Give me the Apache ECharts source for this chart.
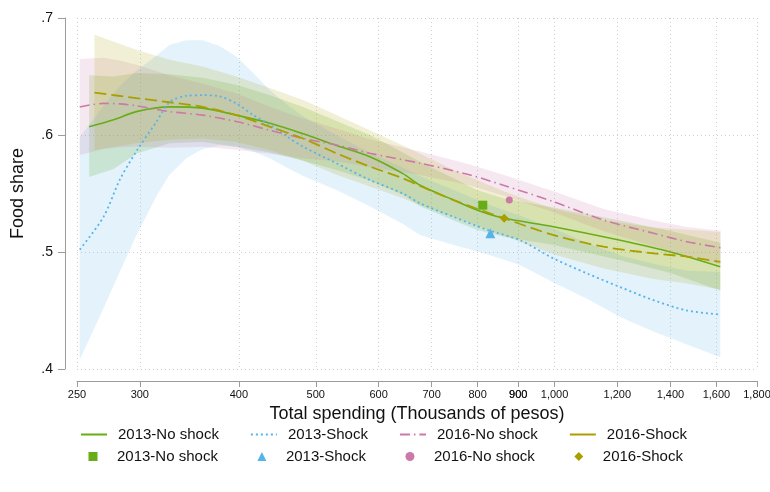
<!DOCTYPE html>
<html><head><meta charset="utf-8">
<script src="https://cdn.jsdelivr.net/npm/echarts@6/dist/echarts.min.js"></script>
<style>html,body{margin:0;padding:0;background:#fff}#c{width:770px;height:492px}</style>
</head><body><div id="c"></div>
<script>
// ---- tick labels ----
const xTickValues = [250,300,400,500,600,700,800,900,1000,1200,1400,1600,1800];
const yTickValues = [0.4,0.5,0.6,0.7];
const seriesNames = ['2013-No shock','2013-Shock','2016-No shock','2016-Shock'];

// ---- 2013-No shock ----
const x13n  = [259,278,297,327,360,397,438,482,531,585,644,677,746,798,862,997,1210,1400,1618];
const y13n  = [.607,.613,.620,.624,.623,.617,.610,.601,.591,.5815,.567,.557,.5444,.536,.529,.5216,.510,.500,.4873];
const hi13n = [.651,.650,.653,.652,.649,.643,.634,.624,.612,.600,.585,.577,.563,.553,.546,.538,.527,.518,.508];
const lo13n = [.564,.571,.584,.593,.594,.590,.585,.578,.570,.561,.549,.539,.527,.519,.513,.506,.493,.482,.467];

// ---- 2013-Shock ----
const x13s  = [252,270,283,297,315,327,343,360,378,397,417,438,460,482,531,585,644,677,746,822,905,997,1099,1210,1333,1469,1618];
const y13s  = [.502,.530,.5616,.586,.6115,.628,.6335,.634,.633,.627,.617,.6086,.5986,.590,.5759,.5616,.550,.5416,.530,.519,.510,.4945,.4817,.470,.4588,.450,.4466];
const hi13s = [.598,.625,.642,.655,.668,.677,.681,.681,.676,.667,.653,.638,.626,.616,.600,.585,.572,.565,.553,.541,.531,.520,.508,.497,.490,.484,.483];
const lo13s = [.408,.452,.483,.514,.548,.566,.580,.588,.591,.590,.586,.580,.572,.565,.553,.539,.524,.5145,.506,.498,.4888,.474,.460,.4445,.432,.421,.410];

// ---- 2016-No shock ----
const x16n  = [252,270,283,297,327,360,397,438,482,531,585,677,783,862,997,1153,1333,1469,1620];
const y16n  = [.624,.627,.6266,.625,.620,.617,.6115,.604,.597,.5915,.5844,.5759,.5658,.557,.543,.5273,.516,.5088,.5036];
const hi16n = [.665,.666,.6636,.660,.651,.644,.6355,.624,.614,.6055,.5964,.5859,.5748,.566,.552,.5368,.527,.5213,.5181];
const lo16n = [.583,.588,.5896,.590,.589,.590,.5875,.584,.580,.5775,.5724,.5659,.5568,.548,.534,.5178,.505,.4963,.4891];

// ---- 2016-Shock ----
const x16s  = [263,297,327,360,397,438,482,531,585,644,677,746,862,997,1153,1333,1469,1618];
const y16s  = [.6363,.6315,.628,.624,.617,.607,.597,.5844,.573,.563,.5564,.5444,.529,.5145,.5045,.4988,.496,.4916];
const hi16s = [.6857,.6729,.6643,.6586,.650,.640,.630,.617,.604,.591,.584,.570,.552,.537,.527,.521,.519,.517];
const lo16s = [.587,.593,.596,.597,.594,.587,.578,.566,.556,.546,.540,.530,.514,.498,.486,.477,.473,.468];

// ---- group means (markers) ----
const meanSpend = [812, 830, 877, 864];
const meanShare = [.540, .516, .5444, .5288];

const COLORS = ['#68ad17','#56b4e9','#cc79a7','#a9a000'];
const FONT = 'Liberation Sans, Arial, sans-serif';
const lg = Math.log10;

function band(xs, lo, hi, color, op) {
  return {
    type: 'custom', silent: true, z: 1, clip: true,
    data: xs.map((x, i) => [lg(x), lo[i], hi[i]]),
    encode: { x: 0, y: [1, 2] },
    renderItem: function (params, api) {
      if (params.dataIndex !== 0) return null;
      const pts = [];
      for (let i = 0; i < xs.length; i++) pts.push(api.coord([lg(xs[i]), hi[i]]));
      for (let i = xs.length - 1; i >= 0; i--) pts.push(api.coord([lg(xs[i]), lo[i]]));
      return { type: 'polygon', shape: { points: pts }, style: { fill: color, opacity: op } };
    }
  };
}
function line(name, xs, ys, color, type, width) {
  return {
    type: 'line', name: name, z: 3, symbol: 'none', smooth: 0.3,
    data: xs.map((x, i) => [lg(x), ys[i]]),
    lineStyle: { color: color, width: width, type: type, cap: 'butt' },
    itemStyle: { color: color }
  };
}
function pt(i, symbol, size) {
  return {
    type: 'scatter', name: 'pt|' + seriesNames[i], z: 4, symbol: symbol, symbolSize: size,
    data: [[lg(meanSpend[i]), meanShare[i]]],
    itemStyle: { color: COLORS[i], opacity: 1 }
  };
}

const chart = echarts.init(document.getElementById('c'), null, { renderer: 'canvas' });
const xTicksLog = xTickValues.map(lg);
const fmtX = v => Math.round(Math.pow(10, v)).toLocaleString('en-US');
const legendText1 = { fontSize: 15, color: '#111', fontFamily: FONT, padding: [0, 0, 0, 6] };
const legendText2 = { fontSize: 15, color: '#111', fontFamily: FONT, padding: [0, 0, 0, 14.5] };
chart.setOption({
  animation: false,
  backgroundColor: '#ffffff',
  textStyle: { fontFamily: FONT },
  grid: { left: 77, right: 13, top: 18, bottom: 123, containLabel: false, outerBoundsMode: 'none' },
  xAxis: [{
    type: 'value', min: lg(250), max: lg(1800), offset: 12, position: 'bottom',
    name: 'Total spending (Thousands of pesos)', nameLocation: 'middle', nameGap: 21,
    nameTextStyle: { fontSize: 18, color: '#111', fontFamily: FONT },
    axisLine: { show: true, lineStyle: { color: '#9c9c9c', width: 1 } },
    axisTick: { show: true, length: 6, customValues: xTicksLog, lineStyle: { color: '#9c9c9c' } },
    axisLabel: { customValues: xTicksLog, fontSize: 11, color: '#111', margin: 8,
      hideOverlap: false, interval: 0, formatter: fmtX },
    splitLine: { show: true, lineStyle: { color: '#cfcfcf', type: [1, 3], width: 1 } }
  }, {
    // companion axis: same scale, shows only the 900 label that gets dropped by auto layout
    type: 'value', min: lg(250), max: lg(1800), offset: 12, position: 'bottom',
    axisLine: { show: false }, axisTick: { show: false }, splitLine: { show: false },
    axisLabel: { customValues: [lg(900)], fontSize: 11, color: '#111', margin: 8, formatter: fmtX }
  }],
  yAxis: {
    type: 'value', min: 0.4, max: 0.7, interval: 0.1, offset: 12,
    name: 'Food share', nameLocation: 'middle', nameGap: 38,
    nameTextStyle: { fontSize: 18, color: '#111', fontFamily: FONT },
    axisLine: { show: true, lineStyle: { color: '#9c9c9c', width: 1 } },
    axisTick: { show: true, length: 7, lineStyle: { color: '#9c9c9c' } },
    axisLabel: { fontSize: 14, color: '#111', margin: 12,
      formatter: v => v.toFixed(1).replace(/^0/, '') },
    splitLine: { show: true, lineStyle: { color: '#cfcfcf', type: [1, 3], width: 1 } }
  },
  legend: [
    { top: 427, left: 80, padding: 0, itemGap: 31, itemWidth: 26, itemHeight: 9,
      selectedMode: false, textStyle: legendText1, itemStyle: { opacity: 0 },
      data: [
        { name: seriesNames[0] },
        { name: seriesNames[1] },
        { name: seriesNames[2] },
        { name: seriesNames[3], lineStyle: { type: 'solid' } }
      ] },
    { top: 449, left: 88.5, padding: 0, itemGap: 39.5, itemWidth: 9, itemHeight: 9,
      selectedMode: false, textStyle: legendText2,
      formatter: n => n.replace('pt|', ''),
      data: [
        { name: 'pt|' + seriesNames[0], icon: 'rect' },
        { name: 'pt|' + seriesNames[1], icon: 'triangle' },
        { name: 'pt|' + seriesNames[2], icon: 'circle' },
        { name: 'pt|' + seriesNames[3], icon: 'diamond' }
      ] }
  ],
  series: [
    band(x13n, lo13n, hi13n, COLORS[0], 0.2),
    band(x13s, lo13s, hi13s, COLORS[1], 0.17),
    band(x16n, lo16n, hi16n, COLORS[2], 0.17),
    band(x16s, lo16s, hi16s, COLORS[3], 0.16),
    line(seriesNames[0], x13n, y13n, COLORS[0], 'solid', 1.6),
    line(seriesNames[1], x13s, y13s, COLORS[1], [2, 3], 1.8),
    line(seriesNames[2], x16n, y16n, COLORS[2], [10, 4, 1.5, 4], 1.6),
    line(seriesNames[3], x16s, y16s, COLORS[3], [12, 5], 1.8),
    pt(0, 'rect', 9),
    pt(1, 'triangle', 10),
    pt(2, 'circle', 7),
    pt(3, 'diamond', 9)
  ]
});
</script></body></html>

════════════════

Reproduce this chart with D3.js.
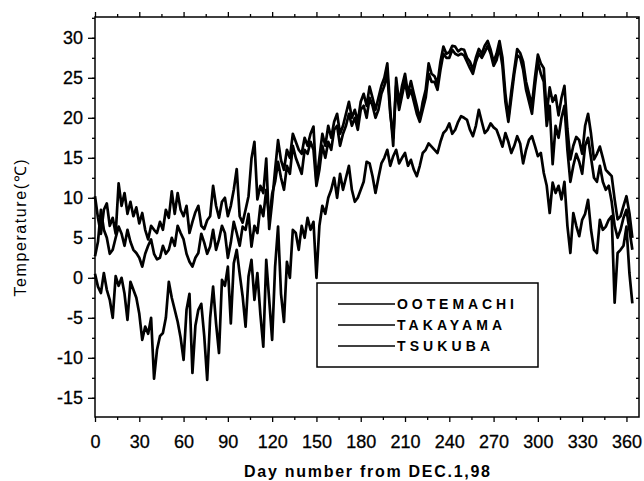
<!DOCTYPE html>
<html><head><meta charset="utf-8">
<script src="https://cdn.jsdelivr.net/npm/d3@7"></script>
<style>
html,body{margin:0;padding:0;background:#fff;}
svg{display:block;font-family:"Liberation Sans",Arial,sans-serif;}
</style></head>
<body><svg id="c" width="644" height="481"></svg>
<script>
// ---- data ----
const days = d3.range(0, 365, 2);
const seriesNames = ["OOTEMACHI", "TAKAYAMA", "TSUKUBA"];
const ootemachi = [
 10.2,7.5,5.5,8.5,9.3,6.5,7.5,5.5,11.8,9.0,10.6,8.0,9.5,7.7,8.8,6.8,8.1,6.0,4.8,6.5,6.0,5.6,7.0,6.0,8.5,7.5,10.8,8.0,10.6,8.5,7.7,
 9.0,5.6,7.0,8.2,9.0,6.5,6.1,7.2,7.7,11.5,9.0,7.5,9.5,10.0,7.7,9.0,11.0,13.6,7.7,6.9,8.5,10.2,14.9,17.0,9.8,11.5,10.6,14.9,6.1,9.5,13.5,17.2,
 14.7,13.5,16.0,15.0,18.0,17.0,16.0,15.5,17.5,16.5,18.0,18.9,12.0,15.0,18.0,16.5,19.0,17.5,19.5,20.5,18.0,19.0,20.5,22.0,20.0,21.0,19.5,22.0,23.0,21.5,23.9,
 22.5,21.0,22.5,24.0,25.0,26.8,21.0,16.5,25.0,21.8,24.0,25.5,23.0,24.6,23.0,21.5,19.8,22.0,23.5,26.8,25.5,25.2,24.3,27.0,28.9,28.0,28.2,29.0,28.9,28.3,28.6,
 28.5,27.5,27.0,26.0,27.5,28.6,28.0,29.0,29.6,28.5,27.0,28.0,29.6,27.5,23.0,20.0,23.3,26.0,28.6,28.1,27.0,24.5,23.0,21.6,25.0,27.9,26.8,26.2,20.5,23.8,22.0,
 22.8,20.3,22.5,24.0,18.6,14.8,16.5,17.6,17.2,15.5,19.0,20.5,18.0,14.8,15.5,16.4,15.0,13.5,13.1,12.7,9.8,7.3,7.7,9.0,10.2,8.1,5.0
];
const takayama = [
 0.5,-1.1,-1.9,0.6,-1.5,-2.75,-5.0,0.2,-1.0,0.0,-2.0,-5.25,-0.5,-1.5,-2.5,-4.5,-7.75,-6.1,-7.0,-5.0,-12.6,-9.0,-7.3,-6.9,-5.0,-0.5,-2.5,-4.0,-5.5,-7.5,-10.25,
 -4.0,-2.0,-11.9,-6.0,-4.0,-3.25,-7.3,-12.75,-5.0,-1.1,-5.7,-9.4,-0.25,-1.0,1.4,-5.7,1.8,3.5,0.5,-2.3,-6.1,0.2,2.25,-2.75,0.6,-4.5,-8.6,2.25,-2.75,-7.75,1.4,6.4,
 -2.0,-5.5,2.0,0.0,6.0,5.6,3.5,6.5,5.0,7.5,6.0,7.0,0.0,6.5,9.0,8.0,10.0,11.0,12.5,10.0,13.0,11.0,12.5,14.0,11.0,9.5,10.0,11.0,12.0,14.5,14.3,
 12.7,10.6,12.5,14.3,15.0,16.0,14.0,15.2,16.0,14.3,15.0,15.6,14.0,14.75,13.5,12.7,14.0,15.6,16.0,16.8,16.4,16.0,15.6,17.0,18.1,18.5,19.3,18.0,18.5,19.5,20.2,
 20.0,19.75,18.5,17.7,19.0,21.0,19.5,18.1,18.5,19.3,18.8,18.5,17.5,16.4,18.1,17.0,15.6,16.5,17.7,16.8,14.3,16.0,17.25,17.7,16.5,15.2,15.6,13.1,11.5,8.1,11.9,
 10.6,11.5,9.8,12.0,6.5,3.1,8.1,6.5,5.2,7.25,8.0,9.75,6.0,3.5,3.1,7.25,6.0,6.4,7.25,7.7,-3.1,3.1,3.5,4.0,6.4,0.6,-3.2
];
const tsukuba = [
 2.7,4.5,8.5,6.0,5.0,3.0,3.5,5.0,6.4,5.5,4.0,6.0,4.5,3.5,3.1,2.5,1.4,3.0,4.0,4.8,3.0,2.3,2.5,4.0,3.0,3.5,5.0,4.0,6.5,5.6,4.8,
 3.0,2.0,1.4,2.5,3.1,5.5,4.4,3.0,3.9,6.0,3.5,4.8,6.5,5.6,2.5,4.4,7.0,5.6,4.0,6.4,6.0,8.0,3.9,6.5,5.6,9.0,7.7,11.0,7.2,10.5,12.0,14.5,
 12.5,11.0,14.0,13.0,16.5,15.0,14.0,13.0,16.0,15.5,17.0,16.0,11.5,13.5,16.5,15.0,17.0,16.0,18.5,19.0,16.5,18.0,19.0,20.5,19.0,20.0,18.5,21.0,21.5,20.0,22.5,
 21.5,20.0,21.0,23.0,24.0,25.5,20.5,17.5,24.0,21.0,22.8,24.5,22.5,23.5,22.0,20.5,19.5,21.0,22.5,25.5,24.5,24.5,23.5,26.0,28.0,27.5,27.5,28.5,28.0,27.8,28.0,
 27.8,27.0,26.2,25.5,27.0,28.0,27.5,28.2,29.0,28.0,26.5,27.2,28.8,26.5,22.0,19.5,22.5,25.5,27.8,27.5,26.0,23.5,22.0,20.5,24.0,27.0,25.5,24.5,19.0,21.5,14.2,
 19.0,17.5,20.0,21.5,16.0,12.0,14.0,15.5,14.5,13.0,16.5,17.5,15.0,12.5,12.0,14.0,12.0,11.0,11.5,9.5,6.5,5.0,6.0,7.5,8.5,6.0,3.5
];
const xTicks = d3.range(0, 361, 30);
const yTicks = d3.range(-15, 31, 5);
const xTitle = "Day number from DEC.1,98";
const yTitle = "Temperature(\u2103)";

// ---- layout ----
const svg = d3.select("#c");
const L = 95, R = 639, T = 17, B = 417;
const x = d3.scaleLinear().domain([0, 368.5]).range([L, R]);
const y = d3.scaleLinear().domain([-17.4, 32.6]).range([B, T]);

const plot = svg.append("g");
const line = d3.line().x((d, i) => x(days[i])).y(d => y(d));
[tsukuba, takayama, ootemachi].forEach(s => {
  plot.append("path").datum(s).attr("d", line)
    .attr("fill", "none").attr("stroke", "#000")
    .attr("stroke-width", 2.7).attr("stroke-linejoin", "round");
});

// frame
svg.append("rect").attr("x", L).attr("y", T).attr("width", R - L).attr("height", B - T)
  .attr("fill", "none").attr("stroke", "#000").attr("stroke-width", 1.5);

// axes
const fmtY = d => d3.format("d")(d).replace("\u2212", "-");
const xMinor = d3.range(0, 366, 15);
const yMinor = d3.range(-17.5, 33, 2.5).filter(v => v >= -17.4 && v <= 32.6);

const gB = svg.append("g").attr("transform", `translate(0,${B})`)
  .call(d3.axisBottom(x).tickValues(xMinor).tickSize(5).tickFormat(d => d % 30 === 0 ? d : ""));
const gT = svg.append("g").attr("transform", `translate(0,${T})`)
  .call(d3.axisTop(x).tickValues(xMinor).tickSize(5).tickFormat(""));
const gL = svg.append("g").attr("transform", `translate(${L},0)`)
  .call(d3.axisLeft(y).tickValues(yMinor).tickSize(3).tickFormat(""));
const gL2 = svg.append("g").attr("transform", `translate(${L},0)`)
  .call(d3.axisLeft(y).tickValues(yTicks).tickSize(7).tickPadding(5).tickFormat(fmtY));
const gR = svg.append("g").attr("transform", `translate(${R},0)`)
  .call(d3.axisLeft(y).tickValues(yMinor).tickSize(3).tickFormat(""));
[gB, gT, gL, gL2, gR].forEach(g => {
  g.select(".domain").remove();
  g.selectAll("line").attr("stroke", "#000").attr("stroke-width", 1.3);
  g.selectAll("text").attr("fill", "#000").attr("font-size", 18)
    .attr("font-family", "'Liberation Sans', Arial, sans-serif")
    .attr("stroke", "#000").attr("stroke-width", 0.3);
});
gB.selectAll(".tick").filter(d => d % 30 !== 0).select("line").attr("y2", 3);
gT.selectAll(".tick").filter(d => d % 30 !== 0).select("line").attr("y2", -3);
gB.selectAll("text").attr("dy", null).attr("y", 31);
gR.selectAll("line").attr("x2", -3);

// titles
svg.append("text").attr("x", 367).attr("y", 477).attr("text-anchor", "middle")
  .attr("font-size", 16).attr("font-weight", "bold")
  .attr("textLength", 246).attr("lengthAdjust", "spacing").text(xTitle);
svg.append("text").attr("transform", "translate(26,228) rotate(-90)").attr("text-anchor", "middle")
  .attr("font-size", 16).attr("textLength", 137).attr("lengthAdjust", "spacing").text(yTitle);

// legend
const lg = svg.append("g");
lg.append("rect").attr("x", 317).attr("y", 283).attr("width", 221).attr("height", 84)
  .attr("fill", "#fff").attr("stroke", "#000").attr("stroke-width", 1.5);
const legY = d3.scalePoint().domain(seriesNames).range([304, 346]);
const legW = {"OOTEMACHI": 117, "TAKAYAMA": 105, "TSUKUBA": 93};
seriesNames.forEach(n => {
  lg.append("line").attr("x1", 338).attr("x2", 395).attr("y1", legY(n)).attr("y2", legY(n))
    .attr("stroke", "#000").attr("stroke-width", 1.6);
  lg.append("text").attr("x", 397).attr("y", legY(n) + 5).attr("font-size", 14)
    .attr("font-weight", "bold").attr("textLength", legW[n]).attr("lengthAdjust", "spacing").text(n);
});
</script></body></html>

════════════════

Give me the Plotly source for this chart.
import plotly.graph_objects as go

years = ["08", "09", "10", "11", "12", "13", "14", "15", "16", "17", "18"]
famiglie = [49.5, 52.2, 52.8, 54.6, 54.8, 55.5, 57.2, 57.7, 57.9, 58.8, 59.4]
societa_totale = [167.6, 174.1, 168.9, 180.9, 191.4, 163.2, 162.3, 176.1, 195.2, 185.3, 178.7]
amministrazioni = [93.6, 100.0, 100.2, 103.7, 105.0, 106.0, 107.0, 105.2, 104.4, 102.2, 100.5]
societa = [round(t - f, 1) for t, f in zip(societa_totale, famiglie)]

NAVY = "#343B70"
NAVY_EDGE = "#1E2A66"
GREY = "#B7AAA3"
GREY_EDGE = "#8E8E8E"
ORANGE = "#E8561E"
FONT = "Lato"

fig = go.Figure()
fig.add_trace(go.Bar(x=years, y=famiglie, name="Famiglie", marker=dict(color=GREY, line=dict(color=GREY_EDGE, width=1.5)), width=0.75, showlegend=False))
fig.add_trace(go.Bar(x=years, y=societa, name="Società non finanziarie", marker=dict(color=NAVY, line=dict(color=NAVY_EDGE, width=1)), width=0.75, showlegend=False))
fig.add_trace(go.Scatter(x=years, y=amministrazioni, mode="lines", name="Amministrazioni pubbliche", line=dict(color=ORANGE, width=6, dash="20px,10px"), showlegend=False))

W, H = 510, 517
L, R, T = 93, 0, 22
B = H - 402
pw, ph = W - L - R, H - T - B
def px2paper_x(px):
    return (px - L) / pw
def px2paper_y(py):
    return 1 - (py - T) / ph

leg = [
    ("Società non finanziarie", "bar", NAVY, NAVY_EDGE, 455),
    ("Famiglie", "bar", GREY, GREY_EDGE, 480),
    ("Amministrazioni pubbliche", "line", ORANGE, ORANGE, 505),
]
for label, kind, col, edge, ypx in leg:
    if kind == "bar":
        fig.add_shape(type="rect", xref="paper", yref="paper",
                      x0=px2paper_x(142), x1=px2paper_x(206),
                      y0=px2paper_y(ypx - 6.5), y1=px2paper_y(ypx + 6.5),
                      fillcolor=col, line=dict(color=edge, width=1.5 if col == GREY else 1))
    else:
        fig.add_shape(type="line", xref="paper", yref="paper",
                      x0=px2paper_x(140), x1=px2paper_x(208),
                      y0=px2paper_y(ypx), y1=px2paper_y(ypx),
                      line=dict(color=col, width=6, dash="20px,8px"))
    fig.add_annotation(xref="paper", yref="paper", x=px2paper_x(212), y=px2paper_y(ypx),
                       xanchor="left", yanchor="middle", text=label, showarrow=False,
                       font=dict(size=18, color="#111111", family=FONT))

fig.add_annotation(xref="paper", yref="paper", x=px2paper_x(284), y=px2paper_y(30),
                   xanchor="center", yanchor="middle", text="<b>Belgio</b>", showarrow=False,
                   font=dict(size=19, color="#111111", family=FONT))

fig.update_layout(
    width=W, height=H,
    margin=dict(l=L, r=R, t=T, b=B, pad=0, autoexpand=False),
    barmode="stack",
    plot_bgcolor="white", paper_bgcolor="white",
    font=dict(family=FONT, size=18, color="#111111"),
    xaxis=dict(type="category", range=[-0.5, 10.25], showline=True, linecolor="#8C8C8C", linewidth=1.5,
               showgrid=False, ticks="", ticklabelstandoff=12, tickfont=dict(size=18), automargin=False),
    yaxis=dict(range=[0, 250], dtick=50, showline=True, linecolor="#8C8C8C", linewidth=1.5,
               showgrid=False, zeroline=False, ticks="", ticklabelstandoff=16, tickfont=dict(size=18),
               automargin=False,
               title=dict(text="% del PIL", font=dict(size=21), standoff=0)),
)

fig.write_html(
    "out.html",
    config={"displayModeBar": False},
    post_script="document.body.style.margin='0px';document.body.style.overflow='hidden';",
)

════════════════

- [Set task] Retype only the lines above from the one with "Give me the Apache" through the one with "const seriesNames = ['2013-No", exactly and with both ends. Images stay out.

- [Full solution]
Give me the Apache ECharts source for this chart.
<!DOCTYPE html>
<html><head><meta charset="utf-8">
<script src="https://cdn.jsdelivr.net/npm/echarts@6/dist/echarts.min.js"></script>
<style>html,body{margin:0;padding:0;background:#fff}#c{width:770px;height:492px}</style>
</head><body><div id="c"></div>
<script>
// ---- tick labels ----
const xTickValues = [250,300,400,500,600,700,800,900,1000,1200,1400,1600,1800];
const yTickValues = [0.4,0.5,0.6,0.7];
const seriesNames = ['2013-No shock','2013-Shock','2016-No shock','2016-Shock'];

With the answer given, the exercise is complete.